• WHAT IS BEING ASKED:
Search the listing below for the string "chart" and show each line that contains it.
------ SUPPLIED INFORMATION ------
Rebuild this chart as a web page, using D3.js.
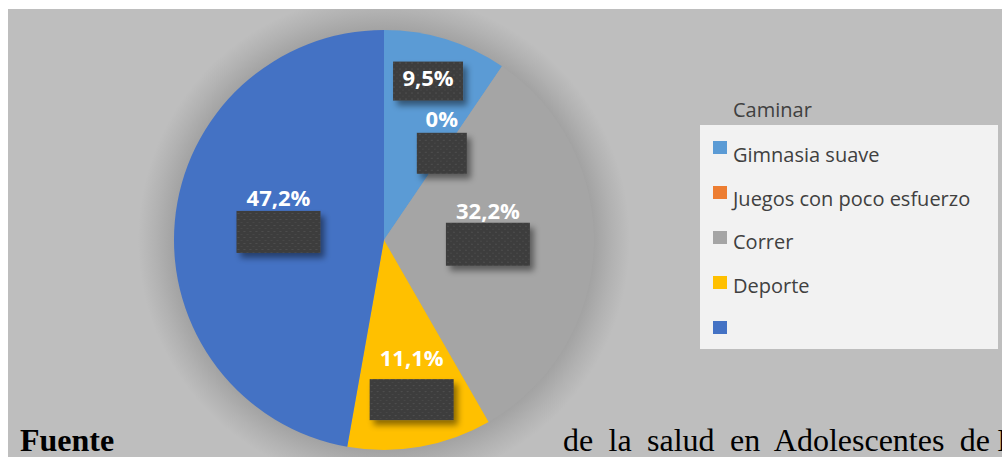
<!DOCTYPE html>
<html>
<head>
<meta charset="utf-8">
<script src="https://cdn.jsdelivr.net/npm/d3@7"></script>
<style>
  body { margin: 0; background: #fff; }
  svg { display: block; }
</style>
</head>
<body>
<svg width="1002" height="457"></svg>
<script>
// data
var categories = ['Gimnasia suave', 'Juegos con poco esfuerzo', 'Correr', 'Deporte', ''];
var values = [9.5, 0, 32.2, 11.1, 47.2];
var colors = ['#5B9BD5', '#ED7D31', '#A5A5A5', '#FFC000', '#4472C4'];
var legendTitle = 'Caminar';
var footLeft = 'Fuente';
var footRight = 'de la salud en Adolescentes de';

// label nudges from the arc centroid (text) and box placement
var labelLayout = [
  { dx: 7, dy: -34, boxW: 70, boxTop: -24, boxH: 39 },
  { dx: -13, dy: -9, boxW: 50, boxTop: 6, boxH: 41 },
  { dx: -22, dy: -26, boxW: 84, boxTop: 4, boxH: 43 },
  { dx: 6, dy: 2, boxW: 84, boxTop: 13, boxH: 41 },
  { dx: 20, dy: -23, boxW: 84, boxTop: 5, boxH: 42 }
];

var svg = d3.select('svg'),
  width = +svg.attr('width'),
  height = +svg.attr('height');

var cx = 384, cy = 240, radius = 210;

var defs = svg.append('defs');

defs.append('clipPath').attr('id', 'area')
  .append('rect')
  .attr('x', 8).attr('y', 9)
  .attr('width', width - 8).attr('height', height - 9);

var bgGrad = defs.append('radialGradient')
  .attr('id', 'halo')
  .attr('gradientUnits', 'userSpaceOnUse')
  .attr('cx', cx).attr('cy', cy).attr('r', radius + 36);
bgGrad.append('stop').attr('offset', '0.85').attr('stop-color', '#a2a2a2');
bgGrad.append('stop').attr('offset', '0.93').attr('stop-color', '#b2b2b2');
bgGrad.append('stop').attr('offset', '1').attr('stop-color', '#bebebe');

var pat = defs.append('pattern')
  .attr('id', 'dots')
  .attr('patternUnits', 'userSpaceOnUse')
  .attr('width', 6).attr('height', 6);
pat.append('rect').attr('width', 6).attr('height', 6).attr('fill', '#3d3d3d');
pat.append('rect').attr('x', 1).attr('y', 1).attr('width', 2).attr('height', 1).attr('fill', '#4f4f4f');
pat.append('rect').attr('x', 4).attr('y', 4).attr('width', 2).attr('height', 1).attr('fill', '#474747');

var shadow = defs.append('filter').attr('id', 'boxShadow')
  .attr('x', '-20%').attr('y', '-20%').attr('width', '150%').attr('height', '160%');
shadow.append('feDropShadow')
  .attr('dx', 4).attr('dy', 5).attr('stdDeviation', 3)
  .attr('flood-color', '#000').attr('flood-opacity', 0.45);

// chart area background
var area = svg.append('g').attr('clip-path', 'url(#area)');
area.append('rect')
  .attr('x', 8).attr('y', 9)
  .attr('width', width - 8).attr('height', height - 9)
  .attr('fill', '#bebebe');

area.append('circle')
  .attr('cx', cx).attr('cy', cy).attr('r', radius + 36)
  .attr('fill', 'url(#halo)');

var pie = d3.pie().sort(null).value(function(d) { return d; });
var arcs = pie(values);
var arc = d3.arc().innerRadius(0).outerRadius(radius);
var labelArc = d3.arc().innerRadius(radius * 0.6).outerRadius(radius * 0.6);

var g = svg.append('g').attr('transform', 'translate(' + cx + ',' + cy + ')');

g.selectAll('path')
  .data(arcs)
  .enter()
  .append('path')
  .attr('d', arc)
  .attr('fill', function(d, i) { return colors[i]; });

var fmt = function(v) {
  return d3.format('.1~f')(v).replace('.', ',') + '%';
};

var labels = g.selectAll('g.lbl')
  .data(arcs)
  .enter()
  .append('g')
  .attr('class', 'lbl')
  .attr('transform', function(d, i) {
    var c = labelArc.centroid(d);
    var l = labelLayout[i];
    return 'translate(' + (c[0] + l.dx) + ',' + (c[1] + l.dy) + ')';
  });

labels.append('rect')
  .attr('x', function(d, i) { return -labelLayout[i].boxW / 2; })
  .attr('y', function(d, i) { return labelLayout[i].boxTop; })
  .attr('width', function(d, i) { return labelLayout[i].boxW; })
  .attr('height', function(d, i) { return labelLayout[i].boxH; })
  .attr('fill', 'url(#dots)')
  .attr('filter', 'url(#boxShadow)');

labels.append('text')
  .attr('text-anchor', 'middle')
  .attr('font-family', 'Open Sans, sans-serif')
  .attr('font-weight', 'bold')
  .attr('font-size', 22)
  .attr('fill', '#fff')
  .text(function(d) { return fmt(d.data); });

// legend
svg.append('text')
  .attr('x', 733).attr('y', 117)
  .attr('font-family', 'Open Sans, sans-serif')
  .attr('font-size', 20)
  .attr('fill', '#404040')
  .text(legendTitle);

svg.append('rect')
  .attr('x', 700).attr('y', 125)
  .attr('width', 298).attr('height', 224)
  .attr('fill', '#f2f2f2');

var markY = d3.scalePoint().domain(d3.range(categories.length)).range([141, 321]);
var textY = d3.scalePoint().domain(d3.range(categories.length)).range([162, 336]);

var item = svg.selectAll('g.leg')
  .data(categories)
  .enter()
  .append('g')
  .attr('class', 'leg');

item.append('rect')
  .attr('x', 713)
  .attr('y', function(d, i) { return markY(i); })
  .attr('width', 14).attr('height', 13)
  .attr('fill', function(d, i) { return colors[i]; });

item.append('text')
  .attr('x', 733)
  .attr('y', function(d, i) { return textY(i); })
  .attr('font-family', 'Open Sans, sans-serif')
  .attr('font-size', 20)
  .attr('fill', '#404040')
  .text(function(d) { return d; });

// footer text from the page below the chart
svg.append('text')
  .attr('x', 20).attr('y', 451)
  .attr('font-family', 'Liberation Serif, serif')
  .attr('font-weight', 'bold')
  .attr('font-size', 32)
  .attr('fill', '#000')
  .text(footLeft);

var right = svg.append('text')
  .attr('x', 563).attr('y', 451)
  .attr('font-family', 'Liberation Serif, serif')
  .attr('font-size', 32)
  .attr('fill', '#000')
  .text(footRight);
var natural = right.node().getComputedTextLength();
var gaps = footRight.split(' ').length - 1;
right.attr('word-spacing', Math.max(0, (427 - natural) / gaps));

svg.append('text')
  .attr('x', 997).attr('y', 451)
  .attr('font-family', 'Liberation Serif, serif')
  .attr('font-size', 32)
  .attr('fill', '#000')
  .text('I');
</script>
</body>
</html>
------
• OUTPUT OF THE EXERCISE:
Rebuild this chart as a web page, using D3.js.
// chart area background
// footer text from the page below the chart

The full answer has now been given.